EXERCISE AIM
Each line below must be set down exactly; omit any image you find.

PROVIDED MATERIAL
= = = = =
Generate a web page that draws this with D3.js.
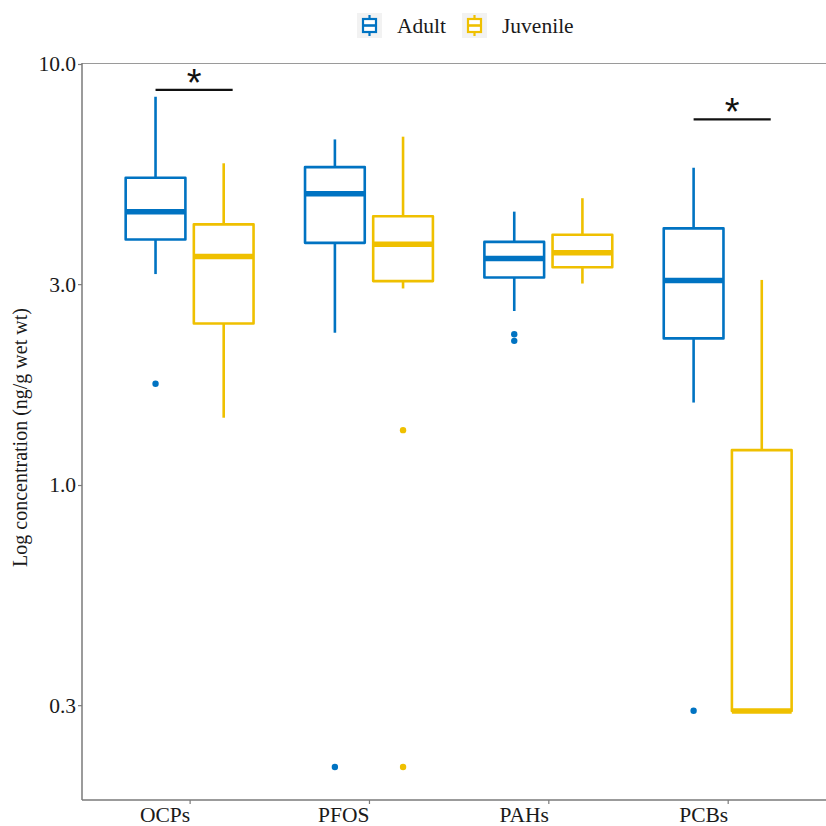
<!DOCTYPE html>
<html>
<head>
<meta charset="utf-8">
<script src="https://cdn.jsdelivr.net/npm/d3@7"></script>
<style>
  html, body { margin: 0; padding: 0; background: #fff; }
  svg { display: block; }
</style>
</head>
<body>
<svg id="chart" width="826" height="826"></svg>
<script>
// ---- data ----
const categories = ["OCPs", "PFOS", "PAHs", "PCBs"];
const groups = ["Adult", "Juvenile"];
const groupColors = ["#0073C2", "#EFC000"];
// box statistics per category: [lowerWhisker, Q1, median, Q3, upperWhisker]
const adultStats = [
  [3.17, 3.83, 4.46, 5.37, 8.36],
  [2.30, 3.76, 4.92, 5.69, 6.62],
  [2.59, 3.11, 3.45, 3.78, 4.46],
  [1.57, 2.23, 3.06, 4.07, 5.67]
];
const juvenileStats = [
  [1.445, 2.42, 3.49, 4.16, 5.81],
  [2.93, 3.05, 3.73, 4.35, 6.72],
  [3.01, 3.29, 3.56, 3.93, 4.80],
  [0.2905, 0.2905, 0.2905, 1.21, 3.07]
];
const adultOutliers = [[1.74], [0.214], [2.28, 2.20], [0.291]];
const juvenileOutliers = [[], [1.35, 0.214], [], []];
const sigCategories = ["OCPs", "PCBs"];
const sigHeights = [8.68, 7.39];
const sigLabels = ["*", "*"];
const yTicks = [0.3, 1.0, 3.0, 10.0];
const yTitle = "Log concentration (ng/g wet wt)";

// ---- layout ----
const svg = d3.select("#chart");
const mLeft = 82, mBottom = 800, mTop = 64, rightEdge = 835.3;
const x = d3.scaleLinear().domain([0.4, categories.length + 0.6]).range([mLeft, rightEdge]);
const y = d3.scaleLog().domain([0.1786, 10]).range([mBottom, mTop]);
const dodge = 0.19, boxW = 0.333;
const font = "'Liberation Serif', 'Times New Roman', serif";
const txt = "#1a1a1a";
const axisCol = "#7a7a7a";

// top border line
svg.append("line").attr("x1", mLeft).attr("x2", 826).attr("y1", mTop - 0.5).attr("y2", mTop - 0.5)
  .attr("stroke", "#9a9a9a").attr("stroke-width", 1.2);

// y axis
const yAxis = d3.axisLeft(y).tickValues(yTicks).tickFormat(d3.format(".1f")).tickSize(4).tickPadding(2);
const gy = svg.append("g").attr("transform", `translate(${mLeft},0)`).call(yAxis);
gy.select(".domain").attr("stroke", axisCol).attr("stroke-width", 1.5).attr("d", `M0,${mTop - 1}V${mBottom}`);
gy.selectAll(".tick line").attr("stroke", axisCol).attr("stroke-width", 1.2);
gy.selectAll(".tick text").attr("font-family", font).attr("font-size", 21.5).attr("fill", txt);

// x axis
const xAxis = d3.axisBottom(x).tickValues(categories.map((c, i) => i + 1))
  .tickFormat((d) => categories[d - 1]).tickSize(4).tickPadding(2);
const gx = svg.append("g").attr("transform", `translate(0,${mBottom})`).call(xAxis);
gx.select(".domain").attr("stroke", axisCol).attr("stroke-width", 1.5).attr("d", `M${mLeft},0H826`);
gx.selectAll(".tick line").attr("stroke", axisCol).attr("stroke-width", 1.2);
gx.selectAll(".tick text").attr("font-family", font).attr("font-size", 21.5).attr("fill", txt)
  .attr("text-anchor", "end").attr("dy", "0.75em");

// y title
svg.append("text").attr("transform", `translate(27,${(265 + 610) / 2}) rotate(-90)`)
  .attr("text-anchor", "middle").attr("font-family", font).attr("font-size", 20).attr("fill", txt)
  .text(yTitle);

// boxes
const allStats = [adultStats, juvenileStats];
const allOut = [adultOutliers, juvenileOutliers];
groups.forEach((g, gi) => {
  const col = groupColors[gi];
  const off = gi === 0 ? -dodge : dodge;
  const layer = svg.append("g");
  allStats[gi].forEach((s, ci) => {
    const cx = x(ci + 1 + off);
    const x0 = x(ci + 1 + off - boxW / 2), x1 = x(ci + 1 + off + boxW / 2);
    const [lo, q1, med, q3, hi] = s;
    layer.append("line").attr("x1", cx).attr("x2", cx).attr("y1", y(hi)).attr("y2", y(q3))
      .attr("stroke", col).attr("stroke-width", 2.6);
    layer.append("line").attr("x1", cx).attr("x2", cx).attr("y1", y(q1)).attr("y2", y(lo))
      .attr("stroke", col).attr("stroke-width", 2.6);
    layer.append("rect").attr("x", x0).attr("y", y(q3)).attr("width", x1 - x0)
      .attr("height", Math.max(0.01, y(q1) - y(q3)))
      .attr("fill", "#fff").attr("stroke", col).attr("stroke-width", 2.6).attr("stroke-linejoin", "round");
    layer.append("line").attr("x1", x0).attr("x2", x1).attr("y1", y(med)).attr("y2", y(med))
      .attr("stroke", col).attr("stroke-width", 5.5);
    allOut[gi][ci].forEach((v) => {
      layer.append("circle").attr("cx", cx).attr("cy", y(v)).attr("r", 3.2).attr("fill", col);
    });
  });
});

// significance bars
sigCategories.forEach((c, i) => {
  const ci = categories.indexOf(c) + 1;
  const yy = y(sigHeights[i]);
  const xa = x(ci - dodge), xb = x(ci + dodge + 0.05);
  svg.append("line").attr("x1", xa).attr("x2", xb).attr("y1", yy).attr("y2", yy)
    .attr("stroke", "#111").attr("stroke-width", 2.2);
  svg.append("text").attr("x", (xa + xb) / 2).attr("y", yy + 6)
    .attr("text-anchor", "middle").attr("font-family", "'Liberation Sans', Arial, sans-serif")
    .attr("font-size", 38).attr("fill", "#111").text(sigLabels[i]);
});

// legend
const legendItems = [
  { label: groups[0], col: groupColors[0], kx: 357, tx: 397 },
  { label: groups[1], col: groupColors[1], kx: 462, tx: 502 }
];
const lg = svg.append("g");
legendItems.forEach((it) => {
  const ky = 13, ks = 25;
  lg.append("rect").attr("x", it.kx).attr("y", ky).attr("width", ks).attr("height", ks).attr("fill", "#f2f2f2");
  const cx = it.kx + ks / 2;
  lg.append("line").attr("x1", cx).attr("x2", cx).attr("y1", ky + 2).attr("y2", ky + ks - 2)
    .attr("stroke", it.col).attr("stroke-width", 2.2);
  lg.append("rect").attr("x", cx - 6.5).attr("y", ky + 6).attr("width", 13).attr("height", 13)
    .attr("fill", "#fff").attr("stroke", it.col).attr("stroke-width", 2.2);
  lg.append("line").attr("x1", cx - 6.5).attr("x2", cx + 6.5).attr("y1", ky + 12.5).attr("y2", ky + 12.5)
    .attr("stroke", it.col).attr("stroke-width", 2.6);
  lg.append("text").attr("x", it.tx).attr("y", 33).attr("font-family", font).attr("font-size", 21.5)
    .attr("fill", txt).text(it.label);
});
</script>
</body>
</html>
= = = = =
FULL SOLUTION
Generate a web page that draws this with D3.js.
<!DOCTYPE html>
<html>
<head>
<meta charset="utf-8">
<script src="https://cdn.jsdelivr.net/npm/d3@7"></script>
<style>
  html, body { margin: 0; padding: 0; background: #fff; }
  svg { display: block; }
</style>
</head>
<body>
<svg id="chart" width="826" height="826"></svg>
<script>
// ---- data ----
const categories = ["OCPs", "PFOS", "PAHs", "PCBs"];
const groups = ["Adult", "Juvenile"];
const groupColors = ["#0073C2", "#EFC000"];
// box statistics per category: [lowerWhisker, Q1, median, Q3, upperWhisker]
const adultStats = [
  [3.17, 3.83, 4.46, 5.37, 8.36],
  [2.30, 3.76, 4.92, 5.69, 6.62],
  [2.59, 3.11, 3.45, 3.78, 4.46],
  [1.57, 2.23, 3.06, 4.07, 5.67]
];
const juvenileStats = [
  [1.445, 2.42, 3.49, 4.16, 5.81],
  [2.93, 3.05, 3.73, 4.35, 6.72],
  [3.01, 3.29, 3.56, 3.93, 4.80],
  [0.2905, 0.2905, 0.2905, 1.21, 3.07]
];
const adultOutliers = [[1.74], [0.214], [2.28, 2.20], [0.291]];
const juvenileOutliers = [[], [1.35, 0.214], [], []];
const sigCategories = ["OCPs", "PCBs"];
const sigHeights = [8.68, 7.39];
const sigLabels = ["*", "*"];
const yTicks = [0.3, 1.0, 3.0, 10.0];
const yTitle = "Log concentration (ng/g wet wt)";

// ---- layout ----
const svg = d3.select("#chart");
const mLeft = 82, mBottom = 800, mTop = 64, rightEdge = 835.3;
const x = d3.scaleLinear().domain([0.4, categories.length + 0.6]).range([mLeft, rightEdge]);
const y = d3.scaleLog().domain([0.1786, 10]).range([mBottom, mTop]);
const dodge = 0.19, boxW = 0.333;
const font = "'Liberation Serif', 'Times New Roman', serif";
const txt = "#1a1a1a";
const axisCol = "#7a7a7a";

// top border line
svg.append("line").attr("x1", mLeft).attr("x2", 826).attr("y1", mTop - 0.5).attr("y2", mTop - 0.5)
  .attr("stroke", "#9a9a9a").attr("stroke-width", 1.2);

// y axis
const yAxis = d3.axisLeft(y).tickValues(yTicks).tickFormat(d3.format(".1f")).tickSize(4).tickPadding(2);
const gy = svg.append("g").attr("transform", `translate(${mLeft},0)`).call(yAxis);
gy.select(".domain").attr("stroke", axisCol).attr("stroke-width", 1.5).attr("d", `M0,${mTop - 1}V${mBottom}`);
gy.selectAll(".tick line").attr("stroke", axisCol).attr("stroke-width", 1.2);
gy.selectAll(".tick text").attr("font-family", font).attr("font-size", 21.5).attr("fill", txt);

// x axis
const xAxis = d3.axisBottom(x).tickValues(categories.map((c, i) => i + 1))
  .tickFormat((d) => categories[d - 1]).tickSize(4).tickPadding(2);
const gx = svg.append("g").attr("transform", `translate(0,${mBottom})`).call(xAxis);
gx.select(".domain").attr("stroke", axisCol).attr("stroke-width", 1.5).attr("d", `M${mLeft},0H826`);
gx.selectAll(".tick line").attr("stroke", axisCol).attr("stroke-width", 1.2);
gx.selectAll(".tick text").attr("font-family", font).attr("font-size", 21.5).attr("fill", txt)
  .attr("text-anchor", "end").attr("dy", "0.75em");

// y title
svg.append("text").attr("transform", `translate(27,${(265 + 610) / 2}) rotate(-90)`)
  .attr("text-anchor", "middle").attr("font-family", font).attr("font-size", 20).attr("fill", txt)
  .text(yTitle);

// boxes
const allStats = [adultStats, juvenileStats];
const allOut = [adultOutliers, juvenileOutliers];
groups.forEach((g, gi) => {
  const col = groupColors[gi];
  const off = gi === 0 ? -dodge : dodge;
  const layer = svg.append("g");
  allStats[gi].forEach((s, ci) => {
    const cx = x(ci + 1 + off);
    const x0 = x(ci + 1 + off - boxW / 2), x1 = x(ci + 1 + off + boxW / 2);
    const [lo, q1, med, q3, hi] = s;
    layer.append("line").attr("x1", cx).attr("x2", cx).attr("y1", y(hi)).attr("y2", y(q3))
      .attr("stroke", col).attr("stroke-width", 2.6);
    layer.append("line").attr("x1", cx).attr("x2", cx).attr("y1", y(q1)).attr("y2", y(lo))
      .attr("stroke", col).attr("stroke-width", 2.6);
    layer.append("rect").attr("x", x0).attr("y", y(q3)).attr("width", x1 - x0)
      .attr("height", Math.max(0.01, y(q1) - y(q3)))
      .attr("fill", "#fff").attr("stroke", col).attr("stroke-width", 2.6).attr("stroke-linejoin", "round");
    layer.append("line").attr("x1", x0).attr("x2", x1).attr("y1", y(med)).attr("y2", y(med))
      .attr("stroke", col).attr("stroke-width", 5.5);
    allOut[gi][ci].forEach((v) => {
      layer.append("circle").attr("cx", cx).attr("cy", y(v)).attr("r", 3.2).attr("fill", col);
    });
  });
});

// significance bars
sigCategories.forEach((c, i) => {
  const ci = categories.indexOf(c) + 1;
  const yy = y(sigHeights[i]);
  const xa = x(ci - dodge), xb = x(ci + dodge + 0.05);
  svg.append("line").attr("x1", xa).attr("x2", xb).attr("y1", yy).attr("y2", yy)
    .attr("stroke", "#111").attr("stroke-width", 2.2);
  svg.append("text").attr("x", (xa + xb) / 2).attr("y", yy + 6)
    .attr("text-anchor", "middle").attr("font-family", "'Liberation Sans', Arial, sans-serif")
    .attr("font-size", 38).attr("fill", "#111").text(sigLabels[i]);
});

// legend
const legendItems = [
  { label: groups[0], col: groupColors[0], kx: 357, tx: 397 },
  { label: groups[1], col: groupColors[1], kx: 462, tx: 502 }
];
const lg = svg.append("g");
legendItems.forEach((it) => {
  const ky = 13, ks = 25;
  lg.append("rect").attr("x", it.kx).attr("y", ky).attr("width", ks).attr("height", ks).attr("fill", "#f2f2f2");
  const cx = it.kx + ks / 2;
  lg.append("line").attr("x1", cx).attr("x2", cx).attr("y1", ky + 2).attr("y2", ky + ks - 2)
    .attr("stroke", it.col).attr("stroke-width", 2.2);
  lg.append("rect").attr("x", cx - 6.5).attr("y", ky + 6).attr("width", 13).attr("height", 13)
    .attr("fill", "#fff").attr("stroke", it.col).attr("stroke-width", 2.2);
  lg.append("line").attr("x1", cx - 6.5).attr("x2", cx + 6.5).attr("y1", ky + 12.5).attr("y2", ky + 12.5)
    .attr("stroke", it.col).attr("stroke-width", 2.6);
  lg.append("text").attr("x", it.tx).attr("y", 33).attr("font-family", font).attr("font-size", 21.5)
    .attr("fill", txt).text(it.label);
});
</script>
</body>
</html>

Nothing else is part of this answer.